Paulo Dybala

AS ROMA NEWS MONZA DYBALA – Quando Paulo, controllando il pallone in corsa, è riuscito non solo a non farsi recuperare ma addirittura a distanziare Sensi che correva senza sfera e a battere Di Gregorio, l’urlo dell’Olimpico e la Dybala-Mask liberatoria dell’argentino, hanno offuscato il ghigno di Mourinho in panchina.

Come riferisce Il Messaggero, José si è girato verso il vice Foti e ha abbozzato un sorriso sornione dei suoi. Perché il portoghese è il primo a sapere che la stagione della Roma, al netto di una squadra che sta crescendo sempre di più come gruppo, passa per i piedi della Joya. È lui il top player che deve regalare il salto di qualità.

Poi è chiaro, sarà fondamentale il contributo di tutti: Abraham con i suoi gol, Pellegrini sempre più leader e jolly, Smalling baluardo di una difesa che in 4 giornate ha subito soltanto una rete su palla inattiva (con Rui Patricio ormai collezionista seriale di clean sheet: 25 su 58 gare, il 43% delle volte), Wijnaldum quando tornerà a gennaio, Cristante e Matic nell’attesa dell’olandese. Come in un puzzle tutti hanno la loro specificità e risulteranno fondamentali. Per cosa? José non ce ne vorrà ma in un campionato senza padroni, porsi dei limiti è sbagliato. Come sognare a occhi aperti, perché poi il risveglio rischia di essere brusco. Per dirla alla Mou, meglio quindi pensare step by step, passo dopo passo, partita dopo partita. Ma senza abbassare l’asticella in partenza.

Anche perché, nonostante sia prima in classifica, la Roma sembra ancora lontana dall’esprimere il massimo delle proprie potenzialità. Ciò è dovuto ad una partenza lenta del suo rinforzo principe (che ieri, alla ricerca della nuova casa romana, ne ha visionata una nei pressi di Fontana dei Trevi e oggi si appresta a vederne un’altra a due passi dal Bioparco), rimasto fermo una cinquantina di giorni prima di accettare la proposta giallorossa.

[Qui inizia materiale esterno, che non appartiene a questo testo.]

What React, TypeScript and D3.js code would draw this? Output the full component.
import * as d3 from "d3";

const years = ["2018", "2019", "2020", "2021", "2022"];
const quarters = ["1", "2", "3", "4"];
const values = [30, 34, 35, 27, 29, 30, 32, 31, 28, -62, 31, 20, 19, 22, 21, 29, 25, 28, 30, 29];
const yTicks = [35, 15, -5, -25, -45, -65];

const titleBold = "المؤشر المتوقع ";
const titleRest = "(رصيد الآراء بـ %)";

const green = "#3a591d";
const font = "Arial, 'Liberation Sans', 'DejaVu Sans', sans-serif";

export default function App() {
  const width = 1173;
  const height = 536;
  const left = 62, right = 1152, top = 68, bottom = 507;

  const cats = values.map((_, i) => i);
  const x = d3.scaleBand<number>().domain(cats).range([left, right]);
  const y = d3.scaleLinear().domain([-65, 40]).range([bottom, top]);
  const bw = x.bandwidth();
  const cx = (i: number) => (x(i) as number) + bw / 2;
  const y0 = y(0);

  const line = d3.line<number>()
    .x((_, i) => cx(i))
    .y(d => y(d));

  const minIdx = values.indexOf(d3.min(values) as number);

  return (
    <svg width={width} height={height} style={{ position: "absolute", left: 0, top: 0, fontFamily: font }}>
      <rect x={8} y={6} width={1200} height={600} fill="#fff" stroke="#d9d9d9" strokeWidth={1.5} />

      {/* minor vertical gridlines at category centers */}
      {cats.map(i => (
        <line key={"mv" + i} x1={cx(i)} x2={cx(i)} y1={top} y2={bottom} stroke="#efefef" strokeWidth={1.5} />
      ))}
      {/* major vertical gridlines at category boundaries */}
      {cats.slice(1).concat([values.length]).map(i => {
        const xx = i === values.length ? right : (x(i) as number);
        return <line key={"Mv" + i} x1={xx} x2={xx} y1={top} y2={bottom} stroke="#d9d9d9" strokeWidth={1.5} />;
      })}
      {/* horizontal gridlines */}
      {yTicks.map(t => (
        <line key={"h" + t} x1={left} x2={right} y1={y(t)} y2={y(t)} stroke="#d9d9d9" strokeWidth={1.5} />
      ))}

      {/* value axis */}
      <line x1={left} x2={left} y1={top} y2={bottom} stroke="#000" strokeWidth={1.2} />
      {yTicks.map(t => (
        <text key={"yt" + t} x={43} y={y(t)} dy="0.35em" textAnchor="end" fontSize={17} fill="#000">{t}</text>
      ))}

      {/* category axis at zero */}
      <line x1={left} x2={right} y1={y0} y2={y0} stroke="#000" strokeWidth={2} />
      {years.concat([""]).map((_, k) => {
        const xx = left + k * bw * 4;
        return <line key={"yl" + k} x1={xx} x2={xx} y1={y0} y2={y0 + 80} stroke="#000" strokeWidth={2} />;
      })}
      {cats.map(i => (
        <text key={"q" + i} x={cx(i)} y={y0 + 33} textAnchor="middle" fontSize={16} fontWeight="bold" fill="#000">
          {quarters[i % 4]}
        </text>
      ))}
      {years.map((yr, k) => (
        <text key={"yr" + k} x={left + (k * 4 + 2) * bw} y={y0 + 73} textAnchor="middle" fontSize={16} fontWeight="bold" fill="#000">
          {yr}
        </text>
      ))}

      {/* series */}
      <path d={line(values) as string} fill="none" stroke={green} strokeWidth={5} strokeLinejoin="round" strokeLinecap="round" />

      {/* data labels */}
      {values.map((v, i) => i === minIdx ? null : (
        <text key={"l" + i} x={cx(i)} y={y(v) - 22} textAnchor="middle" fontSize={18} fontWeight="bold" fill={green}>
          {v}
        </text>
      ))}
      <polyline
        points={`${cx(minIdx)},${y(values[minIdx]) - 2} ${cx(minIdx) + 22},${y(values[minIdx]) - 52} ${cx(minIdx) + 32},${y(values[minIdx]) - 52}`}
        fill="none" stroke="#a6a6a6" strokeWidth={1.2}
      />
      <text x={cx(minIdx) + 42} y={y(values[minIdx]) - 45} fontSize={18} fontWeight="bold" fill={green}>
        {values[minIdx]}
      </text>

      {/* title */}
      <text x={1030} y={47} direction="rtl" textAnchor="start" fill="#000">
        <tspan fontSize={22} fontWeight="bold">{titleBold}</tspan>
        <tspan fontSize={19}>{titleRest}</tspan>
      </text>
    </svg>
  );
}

Dybala non può essere al top ma già adesso gli basta poco per cambiare l’inerzia delle gare. E questo giova anche a Abraham che si è scrollato di dosso il peso di dover per forza segnare. Ora ha vicino un calciatore che può diventare letale quanto lui, senza dimenticare Pellegrini e la capacità di far male da palla ferma. Con il centro di Ibañez, siamo arrivati a quota 25, il 19° da calcio d’angolo, il 2° in campionato, il 6° dall’inizio della stagione comprese le amichevoli estive.

È una questione di numeri e di opzioni: se nella passata stagione la Roma si è arenata a 59 centri in 38 gare, risultando il 9° attacco del torneo, ora proseguendo su questo trend e con l’arrivo della Joya e di Belotti il numero è destinato a salire. Sì, perché un altro elemento che non va sottovalutato, è la completezza della rosa. Mou si è battuto, a volte al limite, per ottenere una rosa di 18-19 calciatori intercambiabili.

C’è riuscito, al netto di quel quinto difensore che chissà se riuscirà ad ottenere nelle ultime ore di mercato. Per il resto non si può lamentare. Il disappunto manifestato lo scorso novembre dopo Roma-Milan (“Pioli nel momento di difficoltà ha fatto entrare Tonali e Bakayoko, io Darboe e Villar”), ormai appartiene ai ricordi. Celik e Zalewski per Karsdorp e Spinazzola, Belotti per Abraham, El Shaarawy per uno dei due trequartisti, quattro centrocampisti aspettando Wijnaldum. Per intenderci, c’è chi sta peggio.

Probabilmente anche chi sta meglio perché sono bastati due ko muscolari a Kumbulla (lesione bicipite femorale sinistro) e al Faraone (lesione muscolo psoas) – torneranno dopo la sosta – per tornare a fare i conti con un turnover nuovamente limitato in vista del tour de force che attenderà la Roma nei prossimi 18 giorni (5 gare, 3 di campionato e 2 di Europa League). Chissà che questa penuria dietro, non possa rivelarsi però la svolta tattica per un ritorno alla difesa a quattro. Non sono in pochi gli osservatori (Boban in primis) che ritengono che una Roma schierata col 4-3-3 o con il 4-2-3-1 “avrebbe maggiori possibilità d’inserirsi nella lotta per il titolo”.